Twitter to ban users from promoting rival social media platforms
Twitter declared on Sunday that users will no longer be able to promote their accounts on a number of competing for social networking sites, such as Facebook and Instagram. However, just hours later, the site’s mercurial owner Elon Musk appeared to retract the new rule.
The abrupt rule change was the most recent in a string of divisive modifications made by Musk since he took over the firm in October. As a result of the upheaval, an increasing number of users are now urging followers to view their postings on other websites.
Even his position as CEO of Twitter was put up for vote by the erratic billionaire.

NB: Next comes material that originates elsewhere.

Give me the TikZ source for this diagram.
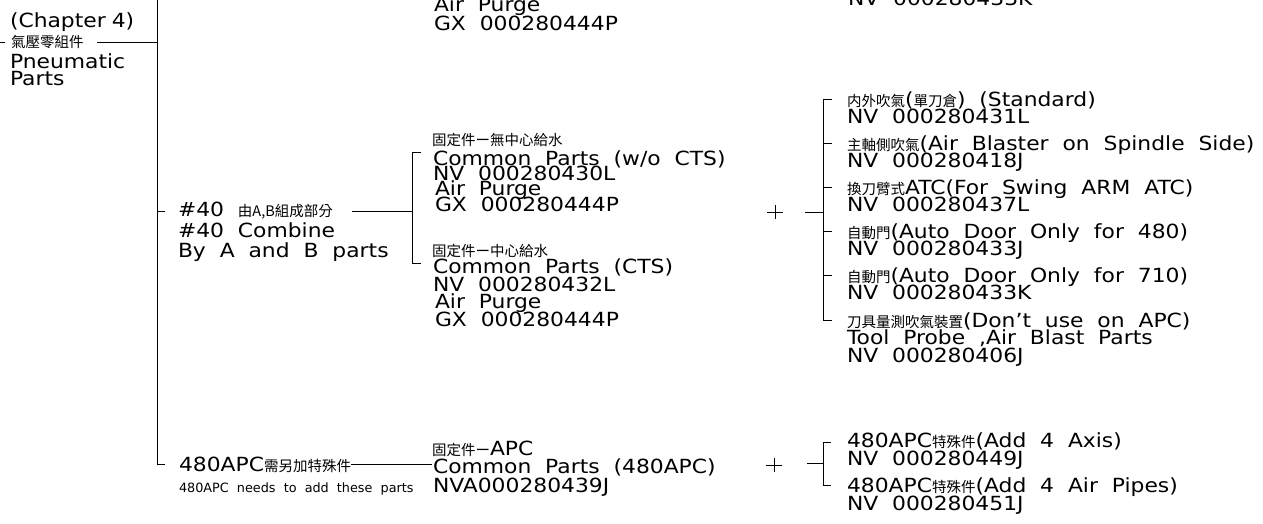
\documentclass[tikz,border=0pt]{standalone}
\usepackage{fontspec}
\setmainfont{DejaVu Sans}[FakeStretch=1.12,WordSpace=2]
\newfontfamily\cjkf{Noto Sans CJK TC}
\newfontfamily\smallf{DejaVu Sans}[WordSpace=2]
\newcommand\cj[1]{{\cjkf\fontsize{14.5}{14.5}\selectfont #1}}
\tikzset{
  lt/.style={anchor=base west, inner sep=0pt, outer sep=0pt, font=\fontsize{19.5}{19.5}\selectfont},
  sm/.style={anchor=base west, inner sep=0pt, outer sep=0pt, font=\smallf\fontsize{12.8}{12.8}\selectfont},
  wire/.style={line width=1pt, draw=black},
}
\begin{document}
\begin{tikzpicture}[x=1pt,y=-1pt]
\clip (0,0) rectangle (1263,523);
\fill[white] (0,0) rectangle (1263,523);

% cut-off text at top
\node[lt] (tAir) at (434,11) {Air Purge};
\node[lt] (tGX)  at (434,30) {GX 000280444P};
\node[lt] (tNV)  at (848,5)  {NV 000280433K};

% left root
\node[lt] (chap)   at (10,27) {(Chapter\hspace{6pt}4)};
\node[lt] (pneuCJ) at (11,47) {\cj{氣壓零組件}};
\node[lt] (pneu1)  at (10,68) {Pneumatic};
\node[lt] (pneu2)  at (10,85) {Parts};

\coordinate (l0) at (0,42);
\coordinate (l1) at (5,42);
\coordinate (l2) at (97,42);
\coordinate (trJ) at (157,42);
\coordinate (trTop) at (157,0);
\coordinate (trMid) at (157,211);
\coordinate (trMidE) at (165,211);
\coordinate (trBot) at (157,464);
\coordinate (trBotE) at (165,464);
\draw[wire] (l0) -- (l1);
\draw[wire] (l2) -- (trJ);
\draw[wire] (trTop) -- (trBot) -- (trBotE);
\draw[wire] (trMid) -- (trMidE);

% #40 group
\node[lt] (h40a) at (178,216) {\#40 \cj{由A,B組成部分}};
\node[lt] (h40b) at (178,237) {\#40 Combine};
\node[lt] (h40c) at (178,257) {By A and B parts};
\coordinate (h40L) at (352,211);
\coordinate (brM) at (412,211);
\coordinate (brT) at (412,152);
\coordinate (brTE) at (421,152);
\coordinate (brB) at (412,263);
\coordinate (brBE) at (421,263);
\draw[wire] (h40L) -- (brM);
\draw[wire] (brTE) -- (brT) -- (brB) -- (brBE);

% middle column, upper
\node[lt] (m1cj) at (432,145) {\cj{固定件ー無中心給水}};
\node[lt] (m1a)  at (433,165) {Common Parts (w/o CTS)};
\node[lt] (m1b)  at (433,180.5) {NV 000280430L};
\node[lt] (m1c)  at (435,195.5) {Air Purge};
\node[lt] (m1d)  at (435,211) {GX 000280444P};
% middle column, lower
\node[lt] (m2cj) at (432,256) {\cj{固定件ー中心給水}};
\node[lt] (m2a)  at (433,273) {Common Parts (CTS)};
\node[lt] (m2b)  at (433,291) {NV 000280432L};
\node[lt] (m2c)  at (435,308.5) {Air Purge};
\node[lt] (m2d)  at (435,326) {GX 000280444P};

% plus 1
\coordinate (p1l) at (767,212);
\coordinate (p1r) at (783,212);
\coordinate (p1t) at (775,205);
\coordinate (p1b) at (775,219);
\draw[wire] (p1l) -- (p1r);
\draw[wire] (p1t) -- (p1b);

% right bracket
\coordinate (rdL) at (805,212);
\coordinate (rdR) at (823,212);
\coordinate (rT) at (823,99);
\coordinate (rTE) at (832,99);
\coordinate (rB) at (823,320);
\coordinate (rBE) at (832,320);
\draw[wire] (rdL) -- (rdR);
\draw[wire] (rTE) -- (rT) -- (rB) -- (rBE);
\foreach \yy [count=\i] in {143,187,231,275}{
  \coordinate (rt\i) at (823,\yy);
  \coordinate (rte\i) at (832,\yy);
  \draw[wire] (rt\i) -- (rte\i);
}

\node[lt] (r1a) at (847,106) {\cj{内外吹氣}(\cj{單刀倉}) (Standard)};
\node[lt] (r1b) at (847,123) {NV 000280431L};
\node[lt] (r2a) at (847,150) {\cj{主軸側吹氣}(Air Blaster on Spindle Side)};
\node[lt] (r2b) at (847,167) {NV 000280418J};
\node[lt] (r3a) at (847,194) {\cj{換刀臂式}ATC(For Swing ARM ATC)};
\node[lt] (r3b) at (847,211) {NV 000280437L};
\node[lt] (r4a) at (847,238) {\cj{自動門}(Auto Door Only for 480)};
\node[lt] (r4b) at (847,255.5) {NV 000280433J};
\node[lt] (r5a) at (847,282) {\cj{自動門}(Auto Door Only for 710)};
\node[lt] (r5b) at (847,299.5) {NV 000280433K};
\node[lt] (r6a) at (847,327) {\cj{刀具量測吹氣裝置}(Don't use on APC)};
\node[lt] (r6b) at (847,344.5) {Tool Probe ,Air Blast Parts};
\node[lt] (r6c) at (847,362) {NV 000280406J};

% bottom group
\node[lt] (b1) at (179,471) {480APC\cj{需另加特殊件}};
\node[sm] (b2) at (179,492) {480APC needs to add these parts};
\coordinate (b1L) at (351,464);
\coordinate (b1R) at (432,464);
\draw[wire] (b1L) -- (b1R);
\node[lt] (b3) at (432,455) {\cj{固定件ー}APC};
\node[lt] (b4) at (433,473) {Common Parts (480APC)};
\node[lt] (b5) at (433,492) {NVA000280439J};

\coordinate (p2l) at (766,465);
\coordinate (p2r) at (782,465);
\coordinate (p2t) at (774,458);
\coordinate (p2b) at (774,472);
\draw[wire] (p2l) -- (p2r);
\draw[wire] (p2t) -- (p2b);

\coordinate (sdL) at (807,463);
\coordinate (sdR) at (823,463);
\coordinate (sT) at (823,442);
\coordinate (sTE) at (831,442);
\coordinate (sB) at (823,485);
\coordinate (sBE) at (831,485);
\draw[wire] (sdL) -- (sdR);
\draw[wire] (sTE) -- (sT) -- (sB) -- (sBE);

\node[lt] (s1a) at (847,447) {480APC\cj{特殊件}(Add 4 Axis)};
\node[lt] (s1b) at (847,465) {NV 000280449J};
\node[lt] (s2a) at (847,492) {480APC\cj{特殊件}(Add 4 Air Pipes)};
\node[lt] (s2b) at (847,510) {NV 000280451J};
\end{tikzpicture}
\end{document}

“Should I step down as head of Twitter?” he tweeted, asking the site’s users to click yes or no.
“I will abide by the results of this poll,” he added, with the vote open until the early hours of Monday.
Twitter had announced that the company would “no longer allow free promotion of specific social media platforms.”
“At both the Tweet level and the account level, we will remove any free promotion of prohibited 3rd-party social media platforms, such as linking out (i.e. using URLs) to any of the below platforms on Twitter, or providing your handle without a URL,” the company explained in a statement.
Users would thus be barred, for example, from posting “Follow me @username on Instagram,” Twitter said. Jack Dorsey, a co-founder of Twitter, tweeted the word “Why” in response to the new policy.
Twitter to ban users from promoting rival social media platforms
Musk tweeted that the policy would be limited to “suspending accounts only when that account’s *primary* purpose is the promotion of competitors” rather than taking into account specific tweets after a number of well-known accounts, including tech investor Paul Graham, were suspended as a result of the new rule.
He later said: “Going forward, there will be a vote for major policy changes. My apologies. Won’t happen again.”